We can have peace against all levels of pain, and we needn’t constantly worry in our efforts to be good. How then, if we are at peace, can we know if we’re morally good or bad? How can we measure our personal worth if not for the crack of God’s whip snapping its unforgiving morals on our backs?

This question has nagged at me for months, but now I have the answer. The question assumes that I have no way to measure my moral goodness but the pain I suffer from each sin, and that I can only be good by fearing the pain that is each sin’s punishment. This fear was a constant worry that I might slip into complacency to evil. That complacency would be the truest form of evil, for the worst tyrants in history believed they were doing the right thing in their own twisted ways.

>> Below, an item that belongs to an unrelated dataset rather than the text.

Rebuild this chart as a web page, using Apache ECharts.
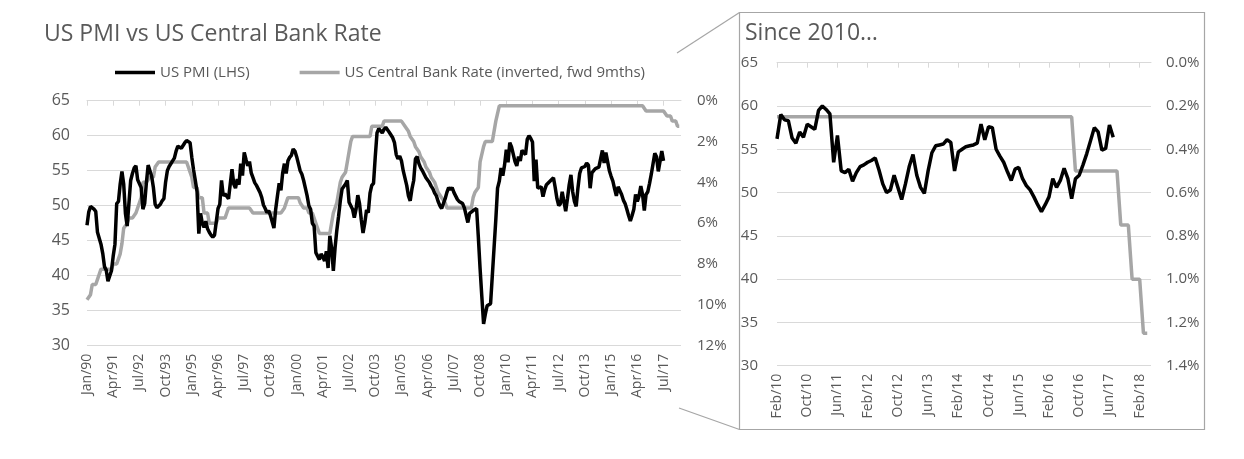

But what about those tyrants? Could we honestly say that the Hitlers and Husseins of the world were at peace? Absolutely not. Hitler swallowed his own pistol at the end of World War II’s European campaign. Hussein was found squatting on a giant pile of money after his regime crumbled around him. These men were not at peace. On a smaller scale, we can see how this works with the evils of daily life. When a customer yells at me over the phone, my proud ego demands that I strike back. I should insult, call names, give the customer what they’ve given me. If I indulge the ego, I deny myself peace. If I’m a man who gives into all his egoistic impulses, I’m never at peace. I’m too busy worrying about my how shiny my car is, how much money is in the bank, how handsome I am compared to other men. There’s no room for peace when my psyche is full of the anxiety of getting caught doing bad things, of not being better than other people, and anger when I am caught or when I’m not better than others.

This brings home a powerful truth. Not only can we be morally good when at peace, but being at peace is the only way to be morally good. Peace necessarily implies the absence of fear, anxiety, anger and hatred. This isn’t to say that you’re automatically a saint the instant you feel comfortable with yourself, with life and with fellow man. You’re still a weak mortal human with faults and flaws, but those are less important than having peace right now. God will work on your imperfections. Being at peace will give him room to work on you, and it’s the morally best thing you can do.

And, in sheerest irony, having peace isn’t something you do. It’s something you let happen. It’s something that you are. In this way, there is nothing you can do to be at peace, to be content, to be happy. These things only are when you be. God, Life, Buddha, whatever you want to call the universal power that runs the world, will take care of the rest.